Actually, I quite like the layout. All the front panel headers -- including HD Audio -- are at the top of the PCB, so no Audio cable wandering under the PCI video card. +1 for that.
Cons: Yesterday I built three systems. An i7 VM host/workstation, an AMD 6-core/12-disk ZFS file server, and a little nothing i3 desktop computer using this motherboard. Two of those systems are up and running, despite the Gigabyte UEMI they both had. This one? Nothing but boot problems.

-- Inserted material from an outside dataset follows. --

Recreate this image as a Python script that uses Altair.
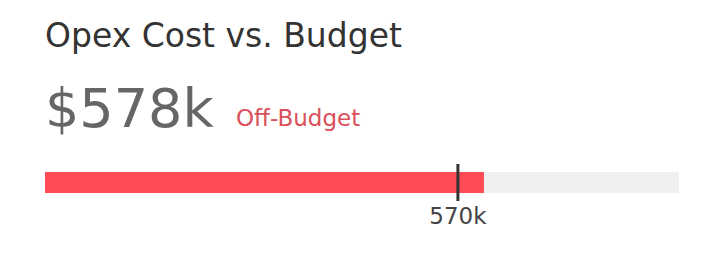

Using the "UEMI" or "Legacy + UEMI" settings available, optical drives (tried two brands) mostly don't show up as bootable. Sometimes they do, so I was able to (I thought) load Win 7 Pro, Xubuntu 12.04 LTS, and Linux Mint 13 LTS. None of them showed up as bootable drives after installation. (Windows was 32-bit; I tried it out of desperation.) The result of any install was either (a) no bootable drives found or (b) find the boot drive manually, but then boot to a black screen. On-board or PCI VGA and DVI were both tried.
Next, I will try installing to a new, never used hard drive to see if I can avoid any MBR formatting that may cause problems.
Other: The UEMI looks like a bad translation into English. Missing words, mis-spellings, odd phrases. The pin-outs for the front header are not silkscreened on the PCB, and the one-page "manual" in 20+ languages has generic and inaccurate header information.
Other Thoughts: Sometimes all you need is a cheap 1155 motherboard. Try a different one. I've had a very different experience with ASRock low-end UEMI, so look there.
This would be a one-egg review except for the audio header. The single person who seemed like he (or she) cared about this board did really well there, and I'd personally like to see that innovation carried over to all the boards I buy.
This review is from: XION XON-560 mATX/ ITX Meshed Mini Tower Case, USB 3.0, White/Blue LED
Pros: Nice looking, very well thought-out features. Thin, but very smoothly attached side panels, nice paint inside and out. Good match between paint and plastic. Room for lots of drives and fans. Easy side panels to window. Good size; not too small, not too big. Good base for case modding.
The designers saved money in the right places, and added features in the right places.
Cons: Needs more fan filters (tops, sides, bottom all missing filters). Silverstone 120mm filters can be added everywhere except bottom (PSU) and front. Lots of metal BEHIND the front fan to reduce airflow and increase noise -- Dremel it out for better airflow.
Other Thoughts: I cannot speak to the OEM fans -- I never even tried them.
I build PCs for other people professionally, but this was a build for my wife to replace a Lian Li ITX case that sat on her desk. It needed to be attractive, not too large (mATX mobo) and have room for a mirrored pair of WD Reds, a boot SSD, and a large drive for backups. I modded the front fan grill for better air flow, windowed the side panel, and added filters everywhere I could.
A Fractal white-bladed case fan exhausting out the back, an Arctic CPU cooler with a white fan, and an ASRock motherboard in black made for a really striking white/black system. I added custom LED lighting with changeable RGB colors, so the black/white interior can be subtle or shiny as and when desired.
I did not try a giant 200mm fan on the side, mostly because it would have been a dust-sucker, but it would be pretty simple to do.
Bottom line was a nice-looking case with small features that kept surprising me -- in a good way.